◆ Exercise goal
Restate the entries below word for word, omitting nothing.

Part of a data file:
_ _ _

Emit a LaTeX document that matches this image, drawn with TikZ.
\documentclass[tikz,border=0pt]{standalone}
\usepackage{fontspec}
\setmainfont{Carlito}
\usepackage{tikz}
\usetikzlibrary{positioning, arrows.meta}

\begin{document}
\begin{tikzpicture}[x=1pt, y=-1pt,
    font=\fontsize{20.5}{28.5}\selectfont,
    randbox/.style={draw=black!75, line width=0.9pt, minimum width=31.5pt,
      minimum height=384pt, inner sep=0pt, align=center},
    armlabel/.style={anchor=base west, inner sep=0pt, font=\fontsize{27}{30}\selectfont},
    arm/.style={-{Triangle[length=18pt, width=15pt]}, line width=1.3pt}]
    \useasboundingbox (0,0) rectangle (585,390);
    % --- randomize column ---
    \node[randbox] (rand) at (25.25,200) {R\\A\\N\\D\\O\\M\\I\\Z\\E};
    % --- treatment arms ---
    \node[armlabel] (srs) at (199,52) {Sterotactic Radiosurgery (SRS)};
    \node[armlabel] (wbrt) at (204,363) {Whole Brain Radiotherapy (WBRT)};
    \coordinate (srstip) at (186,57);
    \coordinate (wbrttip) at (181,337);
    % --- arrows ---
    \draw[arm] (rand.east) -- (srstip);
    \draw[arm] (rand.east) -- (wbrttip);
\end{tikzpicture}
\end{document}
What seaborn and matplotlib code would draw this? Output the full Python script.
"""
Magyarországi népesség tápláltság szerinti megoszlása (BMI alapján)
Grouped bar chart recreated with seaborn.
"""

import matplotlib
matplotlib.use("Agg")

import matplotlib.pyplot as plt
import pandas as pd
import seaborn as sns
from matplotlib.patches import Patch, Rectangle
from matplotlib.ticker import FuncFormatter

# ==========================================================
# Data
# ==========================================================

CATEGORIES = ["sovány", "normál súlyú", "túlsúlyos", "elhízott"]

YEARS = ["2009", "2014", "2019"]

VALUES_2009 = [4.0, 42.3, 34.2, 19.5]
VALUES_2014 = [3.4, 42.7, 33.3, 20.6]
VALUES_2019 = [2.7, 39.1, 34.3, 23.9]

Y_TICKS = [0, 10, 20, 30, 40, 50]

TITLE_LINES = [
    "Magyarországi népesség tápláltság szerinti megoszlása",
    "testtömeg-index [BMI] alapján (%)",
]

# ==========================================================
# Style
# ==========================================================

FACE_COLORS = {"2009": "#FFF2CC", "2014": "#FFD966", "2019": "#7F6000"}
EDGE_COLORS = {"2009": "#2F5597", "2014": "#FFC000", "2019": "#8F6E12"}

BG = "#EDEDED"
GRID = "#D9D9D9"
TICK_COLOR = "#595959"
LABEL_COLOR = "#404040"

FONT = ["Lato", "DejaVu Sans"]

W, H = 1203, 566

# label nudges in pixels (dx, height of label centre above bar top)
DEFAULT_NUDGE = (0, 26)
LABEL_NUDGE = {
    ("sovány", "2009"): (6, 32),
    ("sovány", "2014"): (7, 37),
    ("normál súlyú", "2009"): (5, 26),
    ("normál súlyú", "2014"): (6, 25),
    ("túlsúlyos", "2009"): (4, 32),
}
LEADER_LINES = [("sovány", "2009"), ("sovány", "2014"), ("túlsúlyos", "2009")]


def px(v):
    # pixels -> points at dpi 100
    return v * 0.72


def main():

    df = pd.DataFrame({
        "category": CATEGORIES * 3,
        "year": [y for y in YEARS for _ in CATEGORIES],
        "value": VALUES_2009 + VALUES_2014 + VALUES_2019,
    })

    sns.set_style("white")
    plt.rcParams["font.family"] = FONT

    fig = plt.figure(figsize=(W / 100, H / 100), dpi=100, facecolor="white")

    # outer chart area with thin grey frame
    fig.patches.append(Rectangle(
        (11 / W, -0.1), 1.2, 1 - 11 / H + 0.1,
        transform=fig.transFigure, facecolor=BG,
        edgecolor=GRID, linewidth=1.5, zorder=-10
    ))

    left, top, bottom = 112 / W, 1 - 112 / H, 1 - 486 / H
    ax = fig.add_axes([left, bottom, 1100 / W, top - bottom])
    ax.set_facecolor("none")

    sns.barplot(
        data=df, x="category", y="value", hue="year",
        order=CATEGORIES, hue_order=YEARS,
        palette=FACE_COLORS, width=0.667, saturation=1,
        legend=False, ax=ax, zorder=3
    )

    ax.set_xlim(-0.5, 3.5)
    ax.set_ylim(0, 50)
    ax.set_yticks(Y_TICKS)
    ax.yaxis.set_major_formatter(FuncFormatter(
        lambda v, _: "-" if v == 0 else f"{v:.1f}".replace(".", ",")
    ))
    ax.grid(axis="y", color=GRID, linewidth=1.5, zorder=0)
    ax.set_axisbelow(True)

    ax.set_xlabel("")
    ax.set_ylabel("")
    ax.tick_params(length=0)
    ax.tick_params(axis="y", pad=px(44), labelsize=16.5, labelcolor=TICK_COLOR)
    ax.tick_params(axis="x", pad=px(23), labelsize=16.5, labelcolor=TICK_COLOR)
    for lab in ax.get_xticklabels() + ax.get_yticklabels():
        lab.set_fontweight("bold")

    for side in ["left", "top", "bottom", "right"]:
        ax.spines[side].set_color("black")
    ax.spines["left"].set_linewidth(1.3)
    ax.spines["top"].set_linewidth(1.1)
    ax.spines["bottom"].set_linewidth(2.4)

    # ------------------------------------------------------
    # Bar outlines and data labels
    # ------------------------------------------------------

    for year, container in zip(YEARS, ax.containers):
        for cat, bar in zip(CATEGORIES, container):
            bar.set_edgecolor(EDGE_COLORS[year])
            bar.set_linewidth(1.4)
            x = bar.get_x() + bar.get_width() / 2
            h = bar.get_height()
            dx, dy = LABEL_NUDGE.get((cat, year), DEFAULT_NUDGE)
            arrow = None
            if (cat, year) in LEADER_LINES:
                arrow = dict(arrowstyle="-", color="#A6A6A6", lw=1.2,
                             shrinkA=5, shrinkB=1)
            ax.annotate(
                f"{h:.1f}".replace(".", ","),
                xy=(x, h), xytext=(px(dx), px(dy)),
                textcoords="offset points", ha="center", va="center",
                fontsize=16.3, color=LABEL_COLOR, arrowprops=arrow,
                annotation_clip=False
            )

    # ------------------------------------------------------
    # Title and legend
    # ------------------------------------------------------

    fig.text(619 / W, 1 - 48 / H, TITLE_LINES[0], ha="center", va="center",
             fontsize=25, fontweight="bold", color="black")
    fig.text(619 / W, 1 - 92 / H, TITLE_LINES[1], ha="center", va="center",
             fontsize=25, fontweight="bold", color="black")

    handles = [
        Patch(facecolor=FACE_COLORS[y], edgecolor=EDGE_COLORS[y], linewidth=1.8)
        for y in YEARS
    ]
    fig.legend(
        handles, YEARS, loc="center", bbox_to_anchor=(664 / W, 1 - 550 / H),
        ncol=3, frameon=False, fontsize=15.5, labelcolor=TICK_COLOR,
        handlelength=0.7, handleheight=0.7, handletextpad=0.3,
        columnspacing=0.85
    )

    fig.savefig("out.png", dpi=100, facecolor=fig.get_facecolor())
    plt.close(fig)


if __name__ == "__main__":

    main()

_ _ _

◆ Result below
Emit a LaTeX document that matches this image, drawn with TikZ.
\documentclass[tikz,border=0pt]{standalone}
\usepackage{fontspec}
\setmainfont{Carlito}
\usepackage{tikz}
\usetikzlibrary{positioning, arrows.meta}

\begin{document}
\begin{tikzpicture}[x=1pt, y=-1pt,
    font=\fontsize{20.5}{28.5}\selectfont,
    randbox/.style={draw=black!75, line width=0.9pt, minimum width=31.5pt,
      minimum height=384pt, inner sep=0pt, align=center},
    armlabel/.style={anchor=base west, inner sep=0pt, font=\fontsize{27}{30}\selectfont},
    arm/.style={-{Triangle[length=18pt, width=15pt]}, line width=1.3pt}]
    \useasboundingbox (0,0) rectangle (585,390);
    % --- randomize column ---
    \node[randbox] (rand) at (25.25,200) {R\\A\\N\\D\\O\\M\\I\\Z\\E};
    % --- treatment arms ---
    \node[armlabel] (srs) at (199,52) {Sterotactic Radiosurgery (SRS)};
    \node[armlabel] (wbrt) at (204,363) {Whole Brain Radiotherapy (WBRT)};
    \coordinate (srstip) at (186,57);
    \coordinate (wbrttip) at (181,337);
    % --- arrows ---
    \draw[arm] (rand.east) -- (srstip);
    \draw[arm] (rand.east) -- (wbrttip);
\end{tikzpicture}
\end{document}
What seaborn and matplotlib code would draw this? Output the full Python script.
"""
Magyarországi népesség tápláltság szerinti megoszlása (BMI alapján)
Grouped bar chart recreated with seaborn.
"""

import matplotlib
matplotlib.use("Agg")

import matplotlib.pyplot as plt
import pandas as pd
import seaborn as sns
from matplotlib.patches import Patch, Rectangle
from matplotlib.ticker import FuncFormatter

# ==========================================================
# Data
# ==========================================================

CATEGORIES = ["sovány", "normál súlyú", "túlsúlyos", "elhízott"]

YEARS = ["2009", "2014", "2019"]

VALUES_2009 = [4.0, 42.3, 34.2, 19.5]
VALUES_2014 = [3.4, 42.7, 33.3, 20.6]
VALUES_2019 = [2.7, 39.1, 34.3, 23.9]

Y_TICKS = [0, 10, 20, 30, 40, 50]

TITLE_LINES = [
    "Magyarországi népesség tápláltság szerinti megoszlása",
    "testtömeg-index [BMI] alapján (%)",
]

# ==========================================================
# Style
# ==========================================================

FACE_COLORS = {"2009": "#FFF2CC", "2014": "#FFD966", "2019": "#7F6000"}
EDGE_COLORS = {"2009": "#2F5597", "2014": "#FFC000", "2019": "#8F6E12"}

BG = "#EDEDED"
GRID = "#D9D9D9"
TICK_COLOR = "#595959"
LABEL_COLOR = "#404040"

FONT = ["Lato", "DejaVu Sans"]

W, H = 1203, 566

# label nudges in pixels (dx, height of label centre above bar top)
DEFAULT_NUDGE = (0, 26)
LABEL_NUDGE = {
    ("sovány", "2009"): (6, 32),
    ("sovány", "2014"): (7, 37),
    ("normál súlyú", "2009"): (5, 26),
    ("normál súlyú", "2014"): (6, 25),
    ("túlsúlyos", "2009"): (4, 32),
}
LEADER_LINES = [("sovány", "2009"), ("sovány", "2014"), ("túlsúlyos", "2009")]


def px(v):
    # pixels -> points at dpi 100
    return v * 0.72


def main():

    df = pd.DataFrame({
        "category": CATEGORIES * 3,
        "year": [y for y in YEARS for _ in CATEGORIES],
        "value": VALUES_2009 + VALUES_2014 + VALUES_2019,
    })

    sns.set_style("white")
    plt.rcParams["font.family"] = FONT

    fig = plt.figure(figsize=(W / 100, H / 100), dpi=100, facecolor="white")

    # outer chart area with thin grey frame
    fig.patches.append(Rectangle(
        (11 / W, -0.1), 1.2, 1 - 11 / H + 0.1,
        transform=fig.transFigure, facecolor=BG,
        edgecolor=GRID, linewidth=1.5, zorder=-10
    ))

    left, top, bottom = 112 / W, 1 - 112 / H, 1 - 486 / H
    ax = fig.add_axes([left, bottom, 1100 / W, top - bottom])
    ax.set_facecolor("none")

    sns.barplot(
        data=df, x="category", y="value", hue="year",
        order=CATEGORIES, hue_order=YEARS,
        palette=FACE_COLORS, width=0.667, saturation=1,
        legend=False, ax=ax, zorder=3
    )

    ax.set_xlim(-0.5, 3.5)
    ax.set_ylim(0, 50)
    ax.set_yticks(Y_TICKS)
    ax.yaxis.set_major_formatter(FuncFormatter(
        lambda v, _: "-" if v == 0 else f"{v:.1f}".replace(".", ",")
    ))
    ax.grid(axis="y", color=GRID, linewidth=1.5, zorder=0)
    ax.set_axisbelow(True)

    ax.set_xlabel("")
    ax.set_ylabel("")
    ax.tick_params(length=0)
    ax.tick_params(axis="y", pad=px(44), labelsize=16.5, labelcolor=TICK_COLOR)
    ax.tick_params(axis="x", pad=px(23), labelsize=16.5, labelcolor=TICK_COLOR)
    for lab in ax.get_xticklabels() + ax.get_yticklabels():
        lab.set_fontweight("bold")

    for side in ["left", "top", "bottom", "right"]:
        ax.spines[side].set_color("black")
    ax.spines["left"].set_linewidth(1.3)
    ax.spines["top"].set_linewidth(1.1)
    ax.spines["bottom"].set_linewidth(2.4)

    # ------------------------------------------------------
    # Bar outlines and data labels
    # ------------------------------------------------------

    for year, container in zip(YEARS, ax.containers):
        for cat, bar in zip(CATEGORIES, container):
            bar.set_edgecolor(EDGE_COLORS[year])
            bar.set_linewidth(1.4)
            x = bar.get_x() + bar.get_width() / 2
            h = bar.get_height()
            dx, dy = LABEL_NUDGE.get((cat, year), DEFAULT_NUDGE)
            arrow = None
            if (cat, year) in LEADER_LINES:
                arrow = dict(arrowstyle="-", color="#A6A6A6", lw=1.2,
                             shrinkA=5, shrinkB=1)
            ax.annotate(
                f"{h:.1f}".replace(".", ","),
                xy=(x, h), xytext=(px(dx), px(dy)),
                textcoords="offset points", ha="center", va="center",
                fontsize=16.3, color=LABEL_COLOR, arrowprops=arrow,
                annotation_clip=False
            )

    # ------------------------------------------------------
    # Title and legend
    # ------------------------------------------------------

    fig.text(619 / W, 1 - 48 / H, TITLE_LINES[0], ha="center", va="center",
             fontsize=25, fontweight="bold", color="black")
    fig.text(619 / W, 1 - 92 / H, TITLE_LINES[1], ha="center", va="center",
             fontsize=25, fontweight="bold", color="black")

    handles = [
        Patch(facecolor=FACE_COLORS[y], edgecolor=EDGE_COLORS[y], linewidth=1.8)
        for y in YEARS
    ]
    fig.legend(
        handles, YEARS, loc="center", bbox_to_anchor=(664 / W, 1 - 550 / H),
        ncol=3, frameon=False, fontsize=15.5, labelcolor=TICK_COLOR,
        handlelength=0.7, handleheight=0.7, handletextpad=0.3,
        columnspacing=0.85
    )

    fig.savefig("out.png", dpi=100, facecolor=fig.get_facecolor())
    plt.close(fig)


if __name__ == "__main__":

    main()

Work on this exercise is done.